The main problem I see is that you are releasing each 6 months, which is too rare. There's a reason why Scrum says a maximum of 4 weeks per Sprint. Because at the end of the 4 weeks, the increment needs to be potentially releasable. You don't have to do it, but it has to be in this state.
So, because the releasing cycle is too long, your customers raise their issues as bugs, which you are forced to fix before the new release. You can't convince them to wait for the release because it takes 6 months, which is clearly too long.
What you should do, as a company?
You should choose a Sprint length that your customers will accept to have the bugs fixed. Obviously there will be some critical bugs which need to be solved ASAP. Allocate to those 10% of the Sprint. Keep in mind, it's a team metric.
The rest of the bugs go in the Product Backlog and get prioritized along with the features you are developing.
Let's assume you do this and you start a new Sprint with some features and bugs in it.
Now you have three types of bugs:
- The bugs you've selected in the Sprint Backlog. Just fix them.
- The bugs that appear during QA of the features you have selected in the Sprint Backlog. You need to fix them in the same Sprint to deliver your feature.
- Critical bugs not in your Sprint Backlog. Use the 10% allocated time to fix these when they appear (eg. production bugs).

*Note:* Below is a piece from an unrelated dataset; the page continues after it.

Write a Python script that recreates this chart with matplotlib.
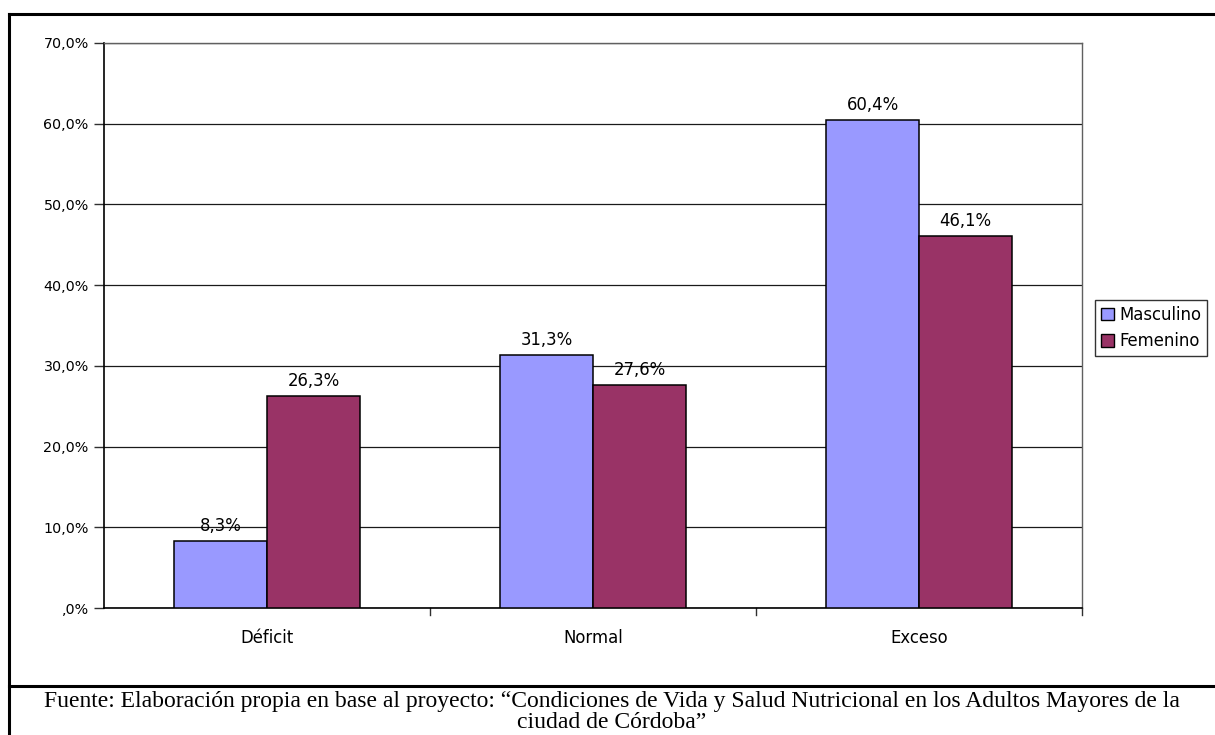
import matplotlib
matplotlib.use("Agg")
import matplotlib.pyplot as plt
from matplotlib.lines import Line2D
import numpy as np

categories = ["Déficit", "Normal", "Exceso"]
series_names = ["Masculino", "Femenino"]
masculino = [8.3, 31.3, 60.4]
femenino = [26.3, 27.6, 46.1]
yticks = [0, 10, 20, 30, 40, 50, 60, 70]
colors = ["#9999FF", "#993366"]
caption_lines = [
    "Fuente: Elaboración propia en base al proyecto: \u201cCondiciones de Vida y Salud Nutricional en los Adultos Mayores de la",
    "ciudad de Córdoba\u201d",
]

W, H = 1215, 735
fig = plt.figure(figsize=(W / 100, H / 100), dpi=100)
fig.patch.set_facecolor("white")

def fx(px):
    return px / W

def fy(py):
    return 1 - py / H

# plot area in pixel coordinates
left, right, top, bottom = 104, 1082, 43, 608
ax = fig.add_axes([fx(left), fy(bottom), fx(right - left), (bottom - top) / H])

sans = "DejaVu Sans"
serif = "Liberation Serif"
label_size = 11.9
tick_size = 10.3

x = np.arange(len(categories))
bw = 0.285
series = [masculino, femenino]
for i, (vals, col, name) in enumerate(zip(series, colors, series_names)):
    pos = x + (i - 0.5) * bw
    ax.bar(pos, vals, width=bw, color=col, edgecolor="black", linewidth=1.1,
           label=name, zorder=3)
    for p, v in zip(pos, vals):
        ax.text(p, v + 0.75, f"{v:.1f}".replace(".", ",") + "%", ha="center",
                va="bottom", fontsize=label_size, family=sans, zorder=4)

ax.set_xlim(-0.5, len(categories) - 0.5)
ax.set_ylim(0, 70)
ax.set_yticks(yticks)
ax.set_yticklabels([(f"{t:.1f}".replace(".", ",").lstrip("0")) + "%" for t in yticks],
                   fontsize=tick_size, family=sans)
ax.yaxis.grid(True, color="#1a1a1a", linewidth=0.9, zorder=0)
ax.tick_params(axis="y", length=7, width=1, color="#303030", pad=4)

# category labels, ticks on group boundaries
ax.set_xticks(x)
ax.set_xticklabels(categories, fontsize=label_size, family=sans)
ax.tick_params(axis="x", length=0, pad=15)
for b in np.arange(0.5, len(categories) - 0.5 + 0.01, 1.0):
    ax.add_line(Line2D([b, b], [0, -0.012], transform=ax.get_xaxis_transform(),
                       color="#303030", linewidth=1.0, clip_on=False))

for s in ["left", "bottom"]:
    ax.spines[s].set_color("black")
    ax.spines[s].set_linewidth(1.2)
for s in ["right", "top"]:
    ax.spines[s].set_color("#606060")
    ax.spines[s].set_linewidth(1.0)

leg = fig.legend(loc="upper left", bbox_to_anchor=(fx(1095), fy(300)),
                 prop={"family": sans, "size": label_size}, frameon=True,
                 fancybox=False, edgecolor="black", handlelength=0.8,
                 handleheight=0.8, handletextpad=0.3, borderpad=0.35,
                 labelspacing=0.5, borderaxespad=0)
leg.get_frame().set_linewidth(1.0)
for h in leg.legend_handles:
    h.set_edgecolor("black")
    h.set_linewidth(1.0)

# table cell borders around the chart and the caption
border_kw = dict(color="black", linewidth=2.2, transform=fig.transFigure)
fig.add_artist(Line2D([fx(9), fx(9)], [fy(14), 0], **border_kw))
fig.add_artist(Line2D([fx(9), fx(1214)], [fy(14), fy(14)], **border_kw))
fig.add_artist(Line2D([fx(9), fx(1215)], [fy(686), fy(686)], **border_kw))

for line, base in zip(caption_lines, [707, 728]):
    fig.text(fx(612), fy(base), line, ha="center", va="baseline", family=serif,
             fontsize=17.0)

fig.savefig("out.png", dpi=100, facecolor="white")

At the end of the Sprint you deliver a new version which has:
- Some bugs fixed.
- Some features developed (and the bugs found during QA already fixed)
- Critical bugs fixed with priority. (10% of your time).
The customer can accept this because it's reasonable to wait 2-4 weeks for some minor bugs, while the critical bugs get fixed ASAP.
Now, if 10% of the Sprint length is not enough, then you have Technical Debt. You may increase to 15% or maximum 20%.
You need to anticipate these bugs. You need to refactor or redo some of your code if you know it has critical bugs that your customer will discover. Create some items in the Product Backlog to anticipate these bugs and talk your Product Owner into giving them high priority. Anticipate your customers' bugs and you'll have a better Sprint Planning and time management.
Lastly, you may have a customer which claims every bug is critical. When you receive it, have a look at it. If it's not critical (eg. some button in the UI which never worked), ask the Product Owner to discuss with the customer or do it yourself if you can deliver the message.
When assessing priority/criticity put yourself in the customer's shoes. It may be a small technical bug, but if the customer is losing money on it, then it has high priority. How high? Ask the Product Owner.
If you allocate 10% of your time to fix critical bugs and actually use more of it, your Product Owner should decide which of the Sprint Backlog items should not be delivered. It's simple: you put something in, take something out.